Hint: Pay close attention to missing information, margin account handling, and how the order is marked.
Quiz 1: KYC and New Account Basics
Test your understanding of KYC and new account requirements.
Which of the following BEST describes information that must be obtained to satisfy KYC and support suitability at account opening?
- Customer’s name, address, and a copy of their most recent tax return
- Customer’s name, date of birth, address, tax ID, employment status, financial situation, investment objectives, risk tolerance, and investment experience
- Customer’s name, citizenship, and a notarized statement of net worth
- Customer’s name, address, and a written statement that they understand investments can lose value
Show Answer
Answer: B) Customer’s name, date of birth, address, tax ID, employment status, financial situation, investment objectives, risk tolerance, and investment experience
KYC and suitability require essential identifying information (name, DOB, address, tax ID, employment) plus a meaningful investment profile: financial situation, objectives, risk tolerance, and experience. A tax return or notarized statement is not specifically required by rule, and a generic risk acknowledgment alone is insufficient.
Quiz 2: Suitability and Solicited vs Unsolicited
Check how well you can apply suitability concepts.
An RR receives a call from a long-time conservative client who says, "I want to buy 2,000 shares of a highly leveraged biotech ETF I saw on TV. Place the order now." The RR explains the risks and the client insists. What is the MOST appropriate action?
- Refuse to place the order because the trade is clearly unsuitable for a conservative investor
- Place the order as solicited and document that the client insisted
- Place the order as unsolicited and document the discussion about risks according to firm policy
- Place the order as unsolicited and skip documentation since the client initiated it
Show Answer
Answer: C) Place the order as unsolicited and document the discussion about risks according to firm policy
Because the client initiated the trade, it is an unsolicited order. The RR should mark it as such and, under most firm policies, document the risk discussion.
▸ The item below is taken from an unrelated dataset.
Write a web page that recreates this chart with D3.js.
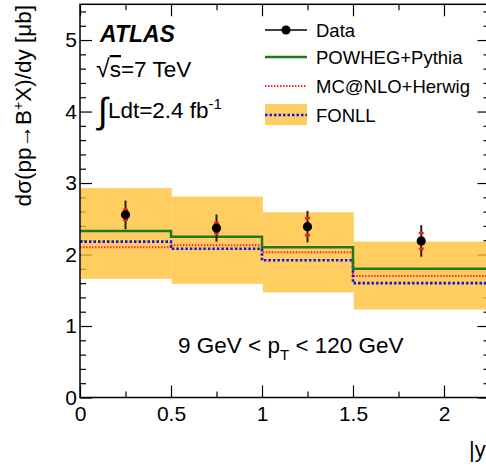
<!DOCTYPE html>
<html>
<head>
	<meta charset="utf-8">
	<title>B+ cross section vs |y|</title>
	<script src="https://d3js.org/d3.v7.min.js"></script>
	<style>
		body { margin: 0; background: #fff; }
		svg { font-family: "Liberation Sans", Arial, sans-serif; }
		.axis path { display: none; }
		.axis line { stroke: #000; stroke-width: 1.2px; }
		.axis text { font-size: 21px; fill: #000; }
	</style>
</head>
<body>
<svg id="chart"></svg>
<script>
// bin edges in |y| and bin centres for the data points
var binEdges = [0, 0.5, 1, 1.5, 2.25];
var dataX = [0.25, 0.75, 1.25, 1.875];
var dataY = [2.555, 2.37, 2.39, 2.19];
var dataErrTot = [0.20, 0.19, 0.22, 0.22];
var dataErrStat = [0.07, 0.07, 0.12, 0.11];
var powheg = [2.33, 2.25, 2.10, 1.80];
var mcnlo = [2.10, 2.13, 2.03, 1.70];
var fonll = [2.18, 2.08, 1.92, 1.60];
var fonllHi = [2.93, 2.81, 2.59, 2.18];
var fonllLo = [1.66, 1.59, 1.47, 1.23];
var xTicks = [0, 0.5, 1, 1.5, 2];
var yTicks = [0, 1, 2, 3, 4, 5];

(function () {
	var W = 486, H = 468,
		mLeft = 80, mRight = 489.5, mTop = 4.3, mBottom = 397.5;

	var x = d3.scaleLinear().domain([0, 2.25]).range([mLeft, mRight]),
		y = d3.scaleLinear().domain([0, 5.5]).range([mBottom, mTop]);

	var svg = d3.select('#chart').attr('width', W).attr('height', H);

	var minorX = d3.range(0, 2.26, 0.25).filter(function(v){ return Math.abs(v*2 - Math.round(v*2)) > 0.01; }),
		minorY = d3.range(0, 5.51, 0.2).filter(function(v){ return Math.abs(v - Math.round(v)) > 0.01; });

	// ticks, pointing inwards like ROOT
	svg.append('g').attr('class', 'axis').attr('transform', 'translate(0,' + mBottom + ')')
		.call(d3.axisBottom(x).tickValues(xTicks).tickSize(-12).tickFormat(d3.format('')))
		.selectAll('text').attr('dy', '0').attr('y', 23);
	svg.append('g').attr('class', 'axis').attr('transform', 'translate(0,' + mBottom + ')')
		.call(d3.axisBottom(x).tickValues(minorX).tickSize(-6).tickFormat(''));
	svg.append('g').attr('class', 'axis').attr('transform', 'translate(0,' + mTop + ')')
		.call(d3.axisTop(x).tickValues(xTicks).tickSize(-12).tickFormat(''));
	svg.append('g').attr('class', 'axis').attr('transform', 'translate(0,' + mTop + ')')
		.call(d3.axisTop(x).tickValues(minorX).tickSize(-6).tickFormat(''));
	svg.append('g').attr('class', 'axis').attr('transform', 'translate(' + mLeft + ',0)')
		.call(d3.axisLeft(y).tickValues(yTicks).tickSize(-12).tickFormat(d3.format('d')))
		.selectAll('text').attr('x', -3);
	svg.append('g').attr('class', 'axis').attr('transform', 'translate(' + mLeft + ',0)')
		.call(d3.axisLeft(y).tickValues(minorY).tickSize(-6).tickFormat(''));
	svg.append('g').attr('class', 'axis').attr('transform', 'translate(' + mRight + ',0)')
		.call(d3.axisRight(y).tickValues(yTicks).tickSize(-12).tickFormat(''));
	svg.append('g').attr('class', 'axis').attr('transform', 'translate(' + mRight + ',0)')
		.call(d3.axisRight(y).tickValues(minorY).tickSize(-6).tickFormat(''));

	// FONLL uncertainty band
	svg.append('g').selectAll('rect')
		.data(fonllHi)
		.enter().append('rect')
			.attr('x', function(d, i){ return x(binEdges[i]) + 0.8; })
			.attr('width', function(d, i){ return x(binEdges[i+1]) - x(binEdges[i]); })
			.attr('y', function(d){ return y(d); })
			.attr('height', function(d, i){ return y(fonllLo[i]) - y(d); })
			.attr('fill', '#ffbf33')
			.attr('fill-opacity', 0.78);

	// step histograms
	function steps(vals) {
		var p = vals.map(function(v, i){ return [binEdges[i], v]; });
		p.push([binEdges[binEdges.length-1], vals[vals.length-1]]);
		return d3.line().x(function(d){ return x(d[0]); }).y(function(d){ return y(d[1]); })
			.curve(d3.curveStepAfter)(p);
	}
	svg.append('path').attr('d', steps(mcnlo)).attr('fill', 'none')
		.attr('stroke', '#ff2a2a').attr('stroke-width', 2).attr('stroke-dasharray', '1.5,1.5');
	svg.append('path').attr('d', steps(fonll)).attr('fill', 'none')
		.attr('stroke', '#1414e6').attr('stroke-width', 2.6).attr('stroke-dasharray', '2.5,2');
	svg.append('path').attr('d', steps(powheg)).attr('fill', 'none')
		.attr('stroke', '#22771c').attr('stroke-width', 2.5);

	// data points
	var pts = svg.append('g').selectAll('g').data(dataY).enter().append('g');
	pts.append('line')
		.attr('x1', function(d, i){ return x(dataX[i]); })
		.attr('x2', function(d, i){ return x(dataX[i]); })
		.attr('y1', function(d, i){ return y(d + dataErrTot[i]); })
		.attr('y2', function(d, i){ return y(d - dataErrTot[i]); })
		.attr('stroke', '#222').attr('stroke-width', 2);
	[1, -1].forEach(function(s){
		pts.append('line')
			.attr('x1', function(d, i){ return x(dataX[i]) - 2.5; })
			.attr('x2', function(d, i){ return x(dataX[i]) + 2.5; })
			.attr('y1', function(d, i){ return y(d + s*dataErrStat[i]); })
			.attr('y2', function(d, i){ return y(d + s*dataErrStat[i]); })
			.attr('stroke', '#ff2020').attr('stroke-width', 2.5);
	});
	pts.append('circle')
		.attr('cx', function(d, i){ return x(dataX[i]); })
		.attr('cy', function(d){ return y(d); })
		.attr('r', 4.6).attr('fill', '#000');

	// frame
	svg.append('rect').attr('x', mLeft).attr('y', mTop).attr('width', mRight-mLeft).attr('height', mBottom-mTop)
		.attr('fill', 'none').attr('stroke', '#000').attr('stroke-width', 1.5);

	// axis titles
	svg.append('text')
		.attr('transform', 'translate(31,5) rotate(-90)')
		.attr('text-anchor', 'end')
		.style('font-size', '22.5px')
		.html('dσ(pp→B<tspan dy="-8" font-size="14">+</tspan><tspan dy="8">X)/dy [μb]</tspan>');
	svg.append('text')
		.attr('x', 469).attr('y', 457)
		.style('font-size', '22px')
		.text('|y|');

	// labels
	svg.append('text').attr('x', 100).attr('y', 42)
		.style('font-size', '23px').style('font-weight', 'bold').style('font-style', 'italic')
		.text('ATLAS');
	svg.append('text').attr('x', 96).attr('y', 77).style('font-size', '22.5px')
		.html('<tspan font-size="25">√</tspan><tspan text-decoration="overline">s</tspan>=7 TeV');
	svg.append('text').attr('x', 98).attr('y', 118).style('font-size', '22.5px')
		.html('<tspan font-size="36" dy="5">∫</tspan><tspan dy="-5">Ldt=2.4 fb</tspan><tspan dy="-9" font-size="15">-1</tspan>');
	svg.append('text').attr('x', 178).attr('y', 353).style('font-size', '22.5px')
		.html('9 GeV &lt; p<tspan dy="7" font-size="15">T</tspan><tspan dy="-7"> &lt; 120 GeV</tspan>');

	// legend
	var legNames = ['Data', 'POWHEG+Pythia', 'MC@NLO+Herwig', 'FONLL'],
		legY = [30, 57, 86, 115];
	var lg = svg.append('g');
	lg.append('rect').attr('x', 265).attr('y', legY[3] - 11).attr('width', 42).attr('height', 21)
		.attr('fill', '#ffbf33').attr('fill-opacity', 0.78);
	lg.append('line').attr('x1', 265).attr('x2', 307).attr('y1', legY[0]).attr('y2', legY[0])
		.attr('stroke', '#000').attr('stroke-width', 1.5);
	lg.append('circle').attr('cx', 286).attr('cy', legY[0]).attr('r', 4.6).attr('fill', '#000');
	lg.append('line').attr('x1', 265).attr('x2', 307).attr('y1', legY[1]).attr('y2', legY[1])
		.attr('stroke', '#22771c').attr('stroke-width', 2.5);
	lg.append('line').attr('x1', 265).attr('x2', 307).attr('y1', legY[2]).attr('y2', legY[2])
		.attr('stroke', '#ff2a2a').attr('stroke-width', 2).attr('stroke-dasharray', '1.5,1.5');
	lg.append('line').attr('x1', 265).attr('x2', 307).attr('y1', legY[3]).attr('y2', legY[3])
		.attr('stroke', '#1414e6').attr('stroke-width', 2.6).attr('stroke-dasharray', '2.5,2');
	lg.selectAll('text.leg').data(legNames).enter().append('text')
		.attr('class', 'leg')
		.attr('x', 316).attr('y', function(d, i){ return legY[i] + 6.5; })
		.style('font-size', '18.5px')
		.text(function(d){ return d; });
}());
</script>
</body>
</html>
Refusing the order is not automatically required by rule, but mis-marking or skipping documentation would be improper.
Key Term Review: KYC, Suitability, and Accounts
Use these flashcards to reinforce core definitions and distinctions.
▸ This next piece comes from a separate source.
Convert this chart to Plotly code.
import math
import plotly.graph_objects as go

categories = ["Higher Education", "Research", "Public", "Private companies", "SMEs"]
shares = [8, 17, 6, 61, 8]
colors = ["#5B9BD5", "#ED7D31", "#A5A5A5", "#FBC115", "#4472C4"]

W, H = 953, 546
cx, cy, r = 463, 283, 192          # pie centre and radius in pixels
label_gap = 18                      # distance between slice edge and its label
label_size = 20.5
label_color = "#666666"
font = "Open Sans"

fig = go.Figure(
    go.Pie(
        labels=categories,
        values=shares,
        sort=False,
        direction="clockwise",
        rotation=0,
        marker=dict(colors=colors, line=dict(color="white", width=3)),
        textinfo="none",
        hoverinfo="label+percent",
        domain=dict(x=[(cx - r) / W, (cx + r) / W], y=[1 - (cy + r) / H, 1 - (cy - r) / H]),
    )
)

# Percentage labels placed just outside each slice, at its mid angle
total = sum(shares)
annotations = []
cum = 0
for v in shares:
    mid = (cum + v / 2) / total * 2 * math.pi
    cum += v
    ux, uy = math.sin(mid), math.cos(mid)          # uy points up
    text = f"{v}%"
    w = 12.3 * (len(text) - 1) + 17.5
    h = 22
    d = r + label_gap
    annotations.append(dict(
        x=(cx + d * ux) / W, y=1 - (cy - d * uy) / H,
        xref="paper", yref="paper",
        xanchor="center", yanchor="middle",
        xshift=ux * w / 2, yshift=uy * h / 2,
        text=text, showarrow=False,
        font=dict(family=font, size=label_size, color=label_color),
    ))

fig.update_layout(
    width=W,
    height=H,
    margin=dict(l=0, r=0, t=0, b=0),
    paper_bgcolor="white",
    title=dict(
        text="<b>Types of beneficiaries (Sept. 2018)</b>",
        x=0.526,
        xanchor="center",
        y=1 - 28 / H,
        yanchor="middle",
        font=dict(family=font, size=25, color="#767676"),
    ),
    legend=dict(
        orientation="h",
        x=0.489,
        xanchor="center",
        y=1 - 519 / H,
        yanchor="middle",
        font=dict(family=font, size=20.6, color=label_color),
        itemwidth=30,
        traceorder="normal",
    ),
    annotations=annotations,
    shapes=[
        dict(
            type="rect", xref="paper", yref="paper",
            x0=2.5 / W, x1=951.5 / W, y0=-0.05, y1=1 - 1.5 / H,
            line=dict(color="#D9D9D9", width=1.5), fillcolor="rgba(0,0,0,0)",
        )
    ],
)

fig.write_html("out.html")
- Know Your Customer (KYC)
- A FINRA requirement (Rule 2090) that firms use reasonable diligence to know the essential facts about every customer and the authority of each person acting on the customer’s behalf, to effectively service the account and apply suitability and other obligations.
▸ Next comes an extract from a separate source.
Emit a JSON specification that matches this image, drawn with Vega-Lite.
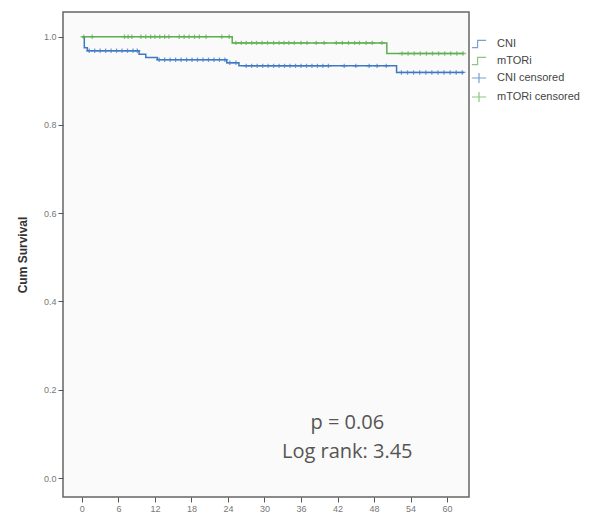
{
  "$schema": "https://vega.github.io/schema/vega-lite/v6.json",
  "width": 406,
  "height": 485,
  "autosize": "none",
  "padding": {"left": 63, "top": 12, "right": 137, "bottom": 24},
  "background": "#ffffff",
  "config": {
    "view": {"stroke": "#666666", "strokeWidth": 1.5, "fill": "#fafafa"},
    "font": "Liberation Sans"
  },
  "datasets": {
    "curves": [
      {"series": "CNI", "month": 0, "survival": 1.0},
      {"series": "CNI", "month": 0.4, "survival": 0.975},
      {"series": "CNI", "month": 0.9, "survival": 0.968},
      {"series": "CNI", "month": 9.4, "survival": 0.96},
      {"series": "CNI", "month": 10.5, "survival": 0.953},
      {"series": "CNI", "month": 12.4, "survival": 0.948},
      {"series": "CNI", "month": 23.8, "survival": 0.941},
      {"series": "CNI", "month": 25.8, "survival": 0.934},
      {"series": "CNI", "month": 51.7, "survival": 0.919},
      {"series": "CNI", "month": 62.8, "survival": 0.919},
      {"series": "mTORi", "month": 0, "survival": 1.0},
      {"series": "mTORi", "month": 24.7, "survival": 0.986},
      {"series": "mTORi", "month": 50.1, "survival": 0.962},
      {"series": "mTORi", "month": 62.8, "survival": 0.962}
    ],
    "censored": [
      {"series": "mTORi censored", "month": 0.3, "survival": 1.0},
      {"series": "mTORi censored", "month": 1.7, "survival": 1.0},
      {"series": "mTORi censored", "month": 7.0, "survival": 1.0},
      {"series": "mTORi censored", "month": 7.6, "survival": 1.0},
      {"series": "mTORi censored", "month": 8.2, "survival": 1.0},
      {"series": "mTORi censored", "month": 9.7, "survival": 1.0},
      {"series": "mTORi censored", "month": 10.5, "survival": 1.0},
      {"series": "mTORi censored", "month": 11.3, "survival": 1.0},
      {"series": "mTORi censored", "month": 12.0, "survival": 1.0},
      {"series": "mTORi censored", "month": 12.8, "survival": 1.0},
      {"series": "mTORi censored", "month": 13.6, "survival": 1.0},
      {"series": "mTORi censored", "month": 14.3, "survival": 1.0},
      {"series": "mTORi censored", "month": 16.0, "survival": 1.0},
      {"series": "mTORi censored", "month": 16.8, "survival": 1.0},
      {"series": "mTORi censored", "month": 17.6, "survival": 1.0},
      {"series": "mTORi censored", "month": 18.5, "survival": 1.0},
      {"series": "mTORi censored", "month": 19.3, "survival": 1.0},
      {"series": "mTORi censored", "month": 20.4, "survival": 1.0},
      {"series": "mTORi censored", "month": 23.0, "survival": 1.0},
      {"series": "mTORi censored", "month": 24.2, "survival": 1.0},
      {"series": "mTORi censored", "month": 25.3, "survival": 0.986},
      {"series": "mTORi censored", "month": 26.2, "survival": 0.986},
      {"series": "mTORi censored", "month": 27.0, "survival": 0.986},
      {"series": "mTORi censored", "month": 27.9, "survival": 0.986},
      {"series": "mTORi censored", "month": 28.7, "survival": 0.986},
      {"series": "mTORi censored", "month": 29.6, "survival": 0.986},
      {"series": "mTORi censored", "month": 30.5, "survival": 0.986},
      {"series": "mTORi censored", "month": 31.5, "survival": 0.986},
      {"series": "mTORi censored", "month": 32.4, "survival": 0.986},
      {"series": "mTORi censored", "month": 33.2, "survival": 0.986},
      {"series": "mTORi censored", "month": 34.0, "survival": 0.986},
      {"series": "mTORi censored", "month": 34.9, "survival": 0.986},
      {"series": "mTORi censored", "month": 36.0, "survival": 0.986},
      {"series": "mTORi censored", "month": 37.0, "survival": 0.986},
      {"series": "mTORi censored", "month": 38.5, "survival": 0.986},
      {"series": "mTORi censored", "month": 39.8, "survival": 0.986},
      {"series": "mTORi censored", "month": 41.8, "survival": 0.986},
      {"series": "mTORi censored", "month": 42.8, "survival": 0.986},
      {"series": "mTORi censored", "month": 43.8, "survival": 0.986},
      {"series": "mTORi censored", "month": 44.8, "survival": 0.986},
      {"series": "mTORi censored", "month": 45.6, "survival": 0.986},
      {"series": "mTORi censored", "month": 46.7, "survival": 0.986},
      {"series": "mTORi censored", "month": 47.7, "survival": 0.986},
      {"series": "mTORi censored", "month": 49.3, "survival": 0.986},
      {"series": "mTORi censored", "month": 52.6, "survival": 0.962},
      {"series": "mTORi censored", "month": 53.6, "survival": 0.962},
      {"series": "mTORi censored", "month": 54.6, "survival": 0.962},
      {"series": "mTORi censored", "month": 55.6, "survival": 0.962},
      {"series": "mTORi censored", "month": 56.6, "survival": 0.962},
      {"series": "mTORi censored", "month": 57.6, "survival": 0.962},
      {"series": "mTORi censored", "month": 58.6, "survival": 0.962},
      {"series": "mTORi censored", "month": 59.6, "survival": 0.962},
      {"series": "mTORi censored", "month": 60.6, "survival": 0.962},
      {"series": "mTORi censored", "month": 61.6, "survival": 0.962},
      {"series": "mTORi censored", "month": 62.6, "survival": 0.962},
      {"series": "CNI censored", "month": 1.2, "survival": 0.968},
      {"series": "CNI censored", "month": 2.1, "survival": 0.968},
      {"series": "CNI censored", "month": 3.0, "survival": 0.968},
      {"series": "CNI censored", "month": 3.9, "survival": 0.968},
      {"series": "CNI censored", "month": 4.8, "survival": 0.968},
      {"series": "CNI censored", "month": 5.7, "survival": 0.968},
      {"series": "CNI censored", "month": 6.6, "survival": 0.968},
      {"series": "CNI censored", "month": 7.5, "survival": 0.968},
      {"series": "CNI censored", "month": 8.4, "survival": 0.968},
      {"series": "CNI censored", "month": 9.1, "survival": 0.968},
      {"series": "CNI censored", "month": 12.7, "survival": 0.948},
      {"series": "CNI censored", "month": 13.6, "survival": 0.948},
      {"series": "CNI censored", "month": 14.5, "survival": 0.948},
      {"series": "CNI censored", "month": 15.4, "survival": 0.948},
      {"series": "CNI censored", "month": 16.3, "survival": 0.948},
      {"series": "CNI censored", "month": 17.2, "survival": 0.948},
      {"series": "CNI censored", "month": 18.1, "survival": 0.948},
      {"series": "CNI censored", "month": 19.0, "survival": 0.948},
      {"series": "CNI censored", "month": 19.9, "survival": 0.948},
      {"series": "CNI censored", "month": 20.8, "survival": 0.948},
      {"series": "CNI censored", "month": 21.7, "survival": 0.948},
      {"series": "CNI censored", "month": 22.6, "survival": 0.948},
      {"series": "CNI censored", "month": 23.5, "survival": 0.948},
      {"series": "CNI censored", "month": 24.3, "survival": 0.941},
      {"series": "CNI censored", "month": 25.3, "survival": 0.941},
      {"series": "CNI censored", "month": 27.0, "survival": 0.934},
      {"series": "CNI censored", "month": 27.9, "survival": 0.934},
      {"series": "CNI censored", "month": 28.8, "survival": 0.934},
      {"series": "CNI censored", "month": 29.7, "survival": 0.934},
      {"series": "CNI censored", "month": 30.6, "survival": 0.934},
      {"series": "CNI censored", "month": 31.5, "survival": 0.934},
      {"series": "CNI censored", "month": 32.4, "survival": 0.934},
      {"series": "CNI censored", "month": 33.3, "survival": 0.934},
      {"series": "CNI censored", "month": 34.2, "survival": 0.934},
      {"series": "CNI censored", "month": 35.1, "survival": 0.934},
      {"series": "CNI censored", "month": 36.0, "survival": 0.934},
      {"series": "CNI censored", "month": 36.9, "survival": 0.934},
      {"series": "CNI censored", "month": 37.8, "survival": 0.934},
      {"series": "CNI censored", "month": 38.7, "survival": 0.934},
      {"series": "CNI censored", "month": 39.6, "survival": 0.934},
      {"series": "CNI censored", "month": 40.5, "survival": 0.934},
      {"series": "CNI censored", "month": 43.1, "survival": 0.934},
      {"series": "CNI censored", "month": 45.0, "survival": 0.934},
      {"series": "CNI censored", "month": 47.2, "survival": 0.934},
      {"series": "CNI censored", "month": 48.5, "survival": 0.934},
      {"series": "CNI censored", "month": 50.0, "survival": 0.934},
      {"series": "CNI censored", "month": 52.5, "survival": 0.919},
      {"series": "CNI censored", "month": 53.5, "survival": 0.919},
      {"series": "CNI censored", "month": 54.5, "survival": 0.919},
      {"series": "CNI censored", "month": 55.5, "survival": 0.919},
      {"series": "CNI censored", "month": 56.5, "survival": 0.919},
      {"series": "CNI censored", "month": 57.5, "survival": 0.919},
      {"series": "CNI censored", "month": 58.5, "survival": 0.919},
      {"series": "CNI censored", "month": 59.5, "survival": 0.919},
      {"series": "CNI censored", "month": 60.5, "survival": 0.919},
      {"series": "CNI censored", "month": 61.5, "survival": 0.919},
      {"series": "CNI censored", "month": 62.5, "survival": 0.919}
    ],
    "notes": [
      {"label": "p = 0.06", "month": 43.6, "survival": 0.124},
      {"label": "Log rank: 3.45", "month": 43.6, "survival": 0.058}
    ]
  },
  "layer": [
    {
      "data": {"name": "curves"},
      "mark": {"type": "line", "interpolate": "step-after", "strokeWidth": 1.5},
      "encoding": {
        "x": {
          "field": "month", "type": "quantitative",
          "scale": {"domain": [-3.1, 63.6], "nice": false, "zero": false},
          "axis": {
            "values": [0, 6, 12, 18, 24, 30, 36, 42, 48, 54, 60],
            "title": null, "grid": false, "domain": false,
            "tickSize": 5, "tickColor": "#555555", "labelFontSize": 9,
            "labelColor": "#777777", "labelPadding": 2
          }
        },
        "y": {
          "field": "survival", "type": "quantitative",
          "scale": {"domain": [-0.043, 1.056], "nice": false, "zero": false},
          "axis": {
            "values": [0, 0.2, 0.4, 0.6, 0.8, 1.0], "format": ".1f",
            "title": "Cum Survival", "titleFontWeight": "bold", "titleFontSize": 12,
            "titleColor": "#333333", "titlePadding": 14,
            "grid": false, "domain": false,
            "tickSize": 5, "tickColor": "#555555", "labelFontSize": 9,
            "labelColor": "#777777", "labelPadding": 2
          }
        },
        "color": {
          "field": "series", "type": "nominal",
          "scale": {
            "domain": ["CNI", "mTORi", "CNI censored", "mTORi censored"],
            "range": ["#3f78c4", "#5cae50", "#3f78c4", "#5cae50"]
          },
          "legend": {
            "title": null, "orient": "none", "legendX": 408, "legendY": 24,
            "symbolSize": 200, "symbolStrokeWidth": 1.2, "labelFontSize": 11,
            "labelColor": "#444444", "rowPadding": 3, "labelOffset": 10
          }
        }
      }
    },
    {
      "data": {"name": "censored"},
      "mark": {"type": "point", "filled": false, "size": 40, "strokeWidth": 1.3},
      "encoding": {
        "x": {"field": "month", "type": "quantitative"},
        "y": {"field": "survival", "type": "quantitative"},
        "color": {"field": "series", "type": "nominal"},
        "shape": {
          "field": "series", "type": "nominal",
          "scale": {
            "domain": ["CNI", "mTORi", "CNI censored", "mTORi censored"],
            "range": ["M-1,0.5H-0.2V-0.5H1", "M-1,0.5H-0.2V-0.5H1", "M-1,0H1M0,-0.7V0.7", "M-1,0H1M0,-0.7V0.7"]
          },
          "legend": {
            "title": null, "orient": "none", "legendX": 408, "legendY": 24,
            "symbolSize": 200, "symbolStrokeWidth": 1.2, "labelFontSize": 11,
            "labelColor": "#444444", "rowPadding": 3, "labelOffset": 10
          }
        }
      }
    },
    {
      "data": {"name": "notes"},
      "mark": {"type": "text", "fontSize": 20, "font": "Open Sans", "color": "#555555", "align": "center", "baseline": "middle"},
      "encoding": {
        "x": {"field": "month", "type": "quantitative"},
        "y": {"field": "survival", "type": "quantitative"},
        "text": {"field": "label", "type": "nominal"}
      }
    }
  ]
}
- Customer Identification Program (CIP)
- An anti-money laundering requirement under the USA PATRIOT Act that obligates broker-dealers to collect and verify specific identifying information (name, DOB, address, ID number) for each customer opening a new account.
- Reasonable-basis suitability
- The obligation for a firm or RR to understand a recommended product or strategy and have a reasonable basis to believe it is suitable for at least some investors before recommending it to any customer.
- Customer-specific suitability
- The obligation to have a reasonable basis to believe a particular recommendation is suitable for a specific customer based on that customer’s investment profile, including financial situation, objectives, risk tolerance, and experience.
- Quantitative suitability
- The obligation to ensure that the overall pattern of recommended transactions in an account is not excessive and is suitable in aggregate given the customer’s profile, guarding against churning.
- Solicited order
- A transaction that is initiated or encouraged by the RR or firm, typically as the result of a recommendation, and therefore fully subject to suitability obligations.
- Unsolicited order
- A transaction that the customer initiates without a recommendation from the RR or firm; it must be correctly marked as unsolicited, and while suitability for that idea is reduced, legal and recordkeeping duties still apply.
- New account form / customer account record
- The document or electronic record that captures essential customer information at account opening, including identifying data and investment profile, and must be sent to the customer for verification and periodically updated.
- Principal approval of accounts
- The requirement that a registered principal review and approve each new account, and certain types of accounts (e.g., options, margin) require additional principal approvals and disclosures before specific trading is permitted.
- Churning
- Excessive trading in a customer’s account by a broker or RR primarily to generate commissions, violating quantitative suitability and other conduct rules.
Key Terms
- Suitability
- The obligation under FINRA Rule 2111 that a broker-dealer or associated person have a reasonable basis to believe a recommendation is appropriate for a customer based on the customer’s investment profile and the nature of the product or strategy.
- Solicited order
- A transaction that is initiated or encouraged by the RR or firm, typically as the result of a recommendation, and therefore fully subject to suitability obligations.
- New account form
- The document or electronic record that captures essential customer information at account opening, including identifying data and investment profile, and must be sent to the customer for verification and periodically updated.
- Unsolicited order
- A transaction that the customer initiates without a recommendation from the RR or firm; it must be correctly marked as unsolicited, and while suitability for that idea is reduced, legal and recordkeeping duties still apply.
- Principal approval
- The required review and sign-off by a registered principal on new accounts and certain types of transactions or account features, such as options or margin trading.
- Know Your Customer (KYC)
- A FINRA requirement (Rule 2090) that firms use reasonable diligence to know the essential facts about every customer and the authority of each person acting on the customer’s behalf, to effectively service the account and apply suitability and other obligations.
- Quantitative suitability
- The obligation to ensure that the overall pattern of recommended transactions in an account is not excessive and is suitable in aggregate given the customer’s profile, guarding against churning.
- Reasonable-basis suitability
- The obligation for a firm or RR to understand a recommended product or strategy and have a reasonable basis to believe it is suitable for at least some investors before recommending it to any customer.
- Customer-specific suitability
- The obligation to have a reasonable basis to believe a particular recommendation is suitable for a specific customer based on that customer’s investment profile, including financial situation, objectives, risk tolerance, and experience.
- Customer Identification Program (CIP)
- An anti-money laundering requirement under the USA PATRIOT Act that obligates broker-dealers to collect and verify specific identifying information (name, date of birth, address, identification number) for each customer opening a new account.